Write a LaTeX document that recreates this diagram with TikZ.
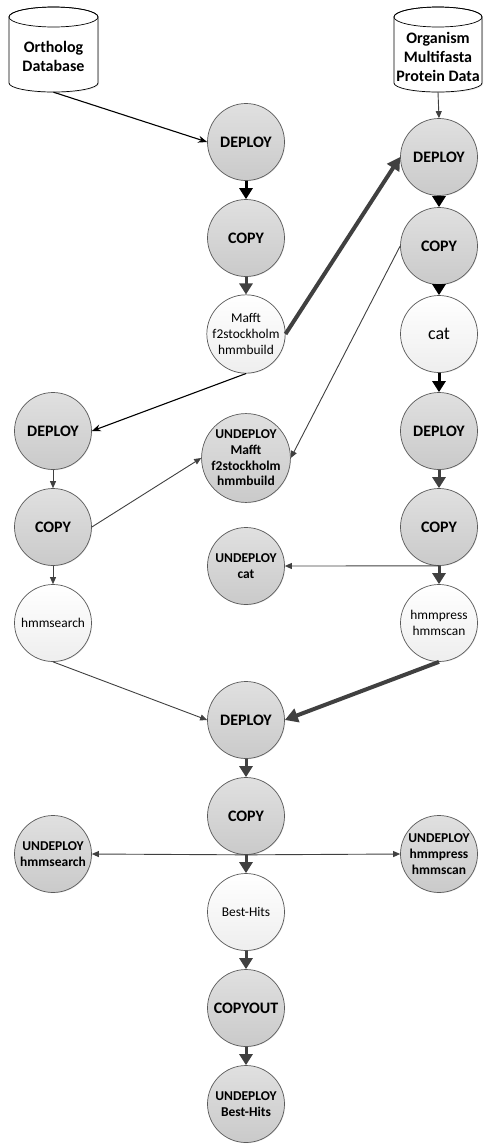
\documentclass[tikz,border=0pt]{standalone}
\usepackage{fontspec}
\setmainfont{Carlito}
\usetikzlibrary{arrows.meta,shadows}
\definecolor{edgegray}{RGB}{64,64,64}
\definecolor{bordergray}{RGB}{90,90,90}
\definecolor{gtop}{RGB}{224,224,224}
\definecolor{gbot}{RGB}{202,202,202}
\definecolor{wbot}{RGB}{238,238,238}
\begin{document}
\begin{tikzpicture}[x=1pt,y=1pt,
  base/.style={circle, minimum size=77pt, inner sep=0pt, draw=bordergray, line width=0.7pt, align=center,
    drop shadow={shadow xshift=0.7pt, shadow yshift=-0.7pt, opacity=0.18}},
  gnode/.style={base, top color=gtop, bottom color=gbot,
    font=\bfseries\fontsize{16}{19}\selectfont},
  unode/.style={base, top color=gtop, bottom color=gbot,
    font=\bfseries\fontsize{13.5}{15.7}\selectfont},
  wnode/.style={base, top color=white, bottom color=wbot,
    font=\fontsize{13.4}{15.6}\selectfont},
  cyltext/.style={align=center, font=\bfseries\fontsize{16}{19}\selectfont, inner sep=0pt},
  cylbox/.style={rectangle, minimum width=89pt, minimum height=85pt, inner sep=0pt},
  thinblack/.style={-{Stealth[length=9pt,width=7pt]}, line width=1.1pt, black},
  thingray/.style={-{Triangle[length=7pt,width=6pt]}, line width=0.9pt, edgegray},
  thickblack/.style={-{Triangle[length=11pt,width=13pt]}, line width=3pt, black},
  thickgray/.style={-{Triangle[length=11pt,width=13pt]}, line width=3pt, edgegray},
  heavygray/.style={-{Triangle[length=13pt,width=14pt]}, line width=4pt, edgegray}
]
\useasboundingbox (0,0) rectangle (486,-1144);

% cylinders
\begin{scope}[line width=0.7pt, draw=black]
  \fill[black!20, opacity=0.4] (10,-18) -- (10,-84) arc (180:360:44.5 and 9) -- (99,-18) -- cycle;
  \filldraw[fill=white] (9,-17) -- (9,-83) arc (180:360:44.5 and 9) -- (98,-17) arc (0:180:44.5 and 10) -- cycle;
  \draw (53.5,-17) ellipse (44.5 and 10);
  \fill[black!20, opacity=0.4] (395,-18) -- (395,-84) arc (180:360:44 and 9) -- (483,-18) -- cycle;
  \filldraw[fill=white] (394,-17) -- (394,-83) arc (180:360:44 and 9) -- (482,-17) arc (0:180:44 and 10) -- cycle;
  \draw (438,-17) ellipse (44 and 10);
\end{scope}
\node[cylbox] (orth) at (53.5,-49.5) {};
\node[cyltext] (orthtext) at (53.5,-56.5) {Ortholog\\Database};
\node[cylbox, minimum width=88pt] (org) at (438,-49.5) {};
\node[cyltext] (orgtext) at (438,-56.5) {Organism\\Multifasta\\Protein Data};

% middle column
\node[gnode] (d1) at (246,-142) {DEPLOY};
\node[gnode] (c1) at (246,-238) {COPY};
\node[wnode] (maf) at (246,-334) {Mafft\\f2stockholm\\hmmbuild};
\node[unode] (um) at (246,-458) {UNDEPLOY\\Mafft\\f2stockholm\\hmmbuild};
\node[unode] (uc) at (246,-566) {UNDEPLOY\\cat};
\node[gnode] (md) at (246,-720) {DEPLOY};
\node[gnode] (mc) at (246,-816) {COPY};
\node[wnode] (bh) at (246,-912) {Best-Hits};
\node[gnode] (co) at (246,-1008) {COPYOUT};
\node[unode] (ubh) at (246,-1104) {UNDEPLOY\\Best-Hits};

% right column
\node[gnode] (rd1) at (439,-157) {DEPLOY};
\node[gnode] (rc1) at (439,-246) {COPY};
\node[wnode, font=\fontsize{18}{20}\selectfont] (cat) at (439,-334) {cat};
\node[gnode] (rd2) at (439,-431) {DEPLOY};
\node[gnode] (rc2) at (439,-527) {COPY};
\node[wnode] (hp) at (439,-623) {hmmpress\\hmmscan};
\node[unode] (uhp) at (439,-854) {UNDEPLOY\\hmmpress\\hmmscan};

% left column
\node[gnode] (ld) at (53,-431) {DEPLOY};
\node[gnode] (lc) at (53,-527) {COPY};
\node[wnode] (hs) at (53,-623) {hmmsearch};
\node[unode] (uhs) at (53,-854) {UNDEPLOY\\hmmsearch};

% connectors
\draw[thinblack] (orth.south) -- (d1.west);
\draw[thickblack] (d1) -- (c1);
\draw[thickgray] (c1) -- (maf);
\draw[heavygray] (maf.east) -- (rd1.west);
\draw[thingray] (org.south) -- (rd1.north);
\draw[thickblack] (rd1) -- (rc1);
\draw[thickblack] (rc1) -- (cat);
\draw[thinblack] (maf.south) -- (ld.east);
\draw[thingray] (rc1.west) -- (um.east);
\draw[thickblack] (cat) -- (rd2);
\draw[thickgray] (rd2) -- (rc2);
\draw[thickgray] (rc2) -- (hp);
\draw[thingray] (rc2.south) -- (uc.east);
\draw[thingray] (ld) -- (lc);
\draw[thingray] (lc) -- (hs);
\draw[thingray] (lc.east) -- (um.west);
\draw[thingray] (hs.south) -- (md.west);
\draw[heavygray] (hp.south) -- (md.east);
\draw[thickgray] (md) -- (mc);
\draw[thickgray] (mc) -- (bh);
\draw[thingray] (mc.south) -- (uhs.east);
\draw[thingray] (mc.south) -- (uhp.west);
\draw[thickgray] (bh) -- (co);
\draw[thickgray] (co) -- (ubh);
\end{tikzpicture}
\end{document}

## Exercise directions
Pictures are to be left out; repeat all the remaining data exactly.

## Answer to the exercise
Write a LaTeX document that recreates this diagram with TikZ.
\documentclass[tikz,border=0pt]{standalone}
\usepackage{fontspec}
\setmainfont{Carlito}
\usetikzlibrary{arrows.meta,shadows}
\definecolor{edgegray}{RGB}{64,64,64}
\definecolor{bordergray}{RGB}{90,90,90}
\definecolor{gtop}{RGB}{224,224,224}
\definecolor{gbot}{RGB}{202,202,202}
\definecolor{wbot}{RGB}{238,238,238}
\begin{document}
\begin{tikzpicture}[x=1pt,y=1pt,
  base/.style={circle, minimum size=77pt, inner sep=0pt, draw=bordergray, line width=0.7pt, align=center,
    drop shadow={shadow xshift=0.7pt, shadow yshift=-0.7pt, opacity=0.18}},
  gnode/.style={base, top color=gtop, bottom color=gbot,
    font=\bfseries\fontsize{16}{19}\selectfont},
  unode/.style={base, top color=gtop, bottom color=gbot,
    font=\bfseries\fontsize{13.5}{15.7}\selectfont},
  wnode/.style={base, top color=white, bottom color=wbot,
    font=\fontsize{13.4}{15.6}\selectfont},
  cyltext/.style={align=center, font=\bfseries\fontsize{16}{19}\selectfont, inner sep=0pt},
  cylbox/.style={rectangle, minimum width=89pt, minimum height=85pt, inner sep=0pt},
  thinblack/.style={-{Stealth[length=9pt,width=7pt]}, line width=1.1pt, black},
  thingray/.style={-{Triangle[length=7pt,width=6pt]}, line width=0.9pt, edgegray},
  thickblack/.style={-{Triangle[length=11pt,width=13pt]}, line width=3pt, black},
  thickgray/.style={-{Triangle[length=11pt,width=13pt]}, line width=3pt, edgegray},
  heavygray/.style={-{Triangle[length=13pt,width=14pt]}, line width=4pt, edgegray}
]
\useasboundingbox (0,0) rectangle (486,-1144);

% cylinders
\begin{scope}[line width=0.7pt, draw=black]
  \fill[black!20, opacity=0.4] (10,-18) -- (10,-84) arc (180:360:44.5 and 9) -- (99,-18) -- cycle;
  \filldraw[fill=white] (9,-17) -- (9,-83) arc (180:360:44.5 and 9) -- (98,-17) arc (0:180:44.5 and 10) -- cycle;
  \draw (53.5,-17) ellipse (44.5 and 10);
  \fill[black!20, opacity=0.4] (395,-18) -- (395,-84) arc (180:360:44 and 9) -- (483,-18) -- cycle;
  \filldraw[fill=white] (394,-17) -- (394,-83) arc (180:360:44 and 9) -- (482,-17) arc (0:180:44 and 10) -- cycle;
  \draw (438,-17) ellipse (44 and 10);
\end{scope}
\node[cylbox] (orth) at (53.5,-49.5) {};
\node[cyltext] (orthtext) at (53.5,-56.5) {Ortholog\\Database};
\node[cylbox, minimum width=88pt] (org) at (438,-49.5) {};
\node[cyltext] (orgtext) at (438,-56.5) {Organism\\Multifasta\\Protein Data};

% middle column
\node[gnode] (d1) at (246,-142) {DEPLOY};
\node[gnode] (c1) at (246,-238) {COPY};
\node[wnode] (maf) at (246,-334) {Mafft\\f2stockholm\\hmmbuild};
\node[unode] (um) at (246,-458) {UNDEPLOY\\Mafft\\f2stockholm\\hmmbuild};
\node[unode] (uc) at (246,-566) {UNDEPLOY\\cat};
\node[gnode] (md) at (246,-720) {DEPLOY};
\node[gnode] (mc) at (246,-816) {COPY};
\node[wnode] (bh) at (246,-912) {Best-Hits};
\node[gnode] (co) at (246,-1008) {COPYOUT};
\node[unode] (ubh) at (246,-1104) {UNDEPLOY\\Best-Hits};

% right column
\node[gnode] (rd1) at (439,-157) {DEPLOY};
\node[gnode] (rc1) at (439,-246) {COPY};
\node[wnode, font=\fontsize{18}{20}\selectfont] (cat) at (439,-334) {cat};
\node[gnode] (rd2) at (439,-431) {DEPLOY};
\node[gnode] (rc2) at (439,-527) {COPY};
\node[wnode] (hp) at (439,-623) {hmmpress\\hmmscan};
\node[unode] (uhp) at (439,-854) {UNDEPLOY\\hmmpress\\hmmscan};

% left column
\node[gnode] (ld) at (53,-431) {DEPLOY};
\node[gnode] (lc) at (53,-527) {COPY};
\node[wnode] (hs) at (53,-623) {hmmsearch};
\node[unode] (uhs) at (53,-854) {UNDEPLOY\\hmmsearch};

% connectors
\draw[thinblack] (orth.south) -- (d1.west);
\draw[thickblack] (d1) -- (c1);
\draw[thickgray] (c1) -- (maf);
\draw[heavygray] (maf.east) -- (rd1.west);
\draw[thingray] (org.south) -- (rd1.north);
\draw[thickblack] (rd1) -- (rc1);
\draw[thickblack] (rc1) -- (cat);
\draw[thinblack] (maf.south) -- (ld.east);
\draw[thingray] (rc1.west) -- (um.east);
\draw[thickblack] (cat) -- (rd2);
\draw[thickgray] (rd2) -- (rc2);
\draw[thickgray] (rc2) -- (hp);
\draw[thingray] (rc2.south) -- (uc.east);
\draw[thingray] (ld) -- (lc);
\draw[thingray] (lc) -- (hs);
\draw[thingray] (lc.east) -- (um.west);
\draw[thingray] (hs.south) -- (md.west);
\draw[heavygray] (hp.south) -- (md.east);
\draw[thickgray] (md) -- (mc);
\draw[thickgray] (mc) -- (bh);
\draw[thingray] (mc.south) -- (uhs.east);
\draw[thingray] (mc.south) -- (uhp.west);
\draw[thickgray] (bh) -- (co);
\draw[thickgray] (co) -- (ubh);
\end{tikzpicture}
\end{document}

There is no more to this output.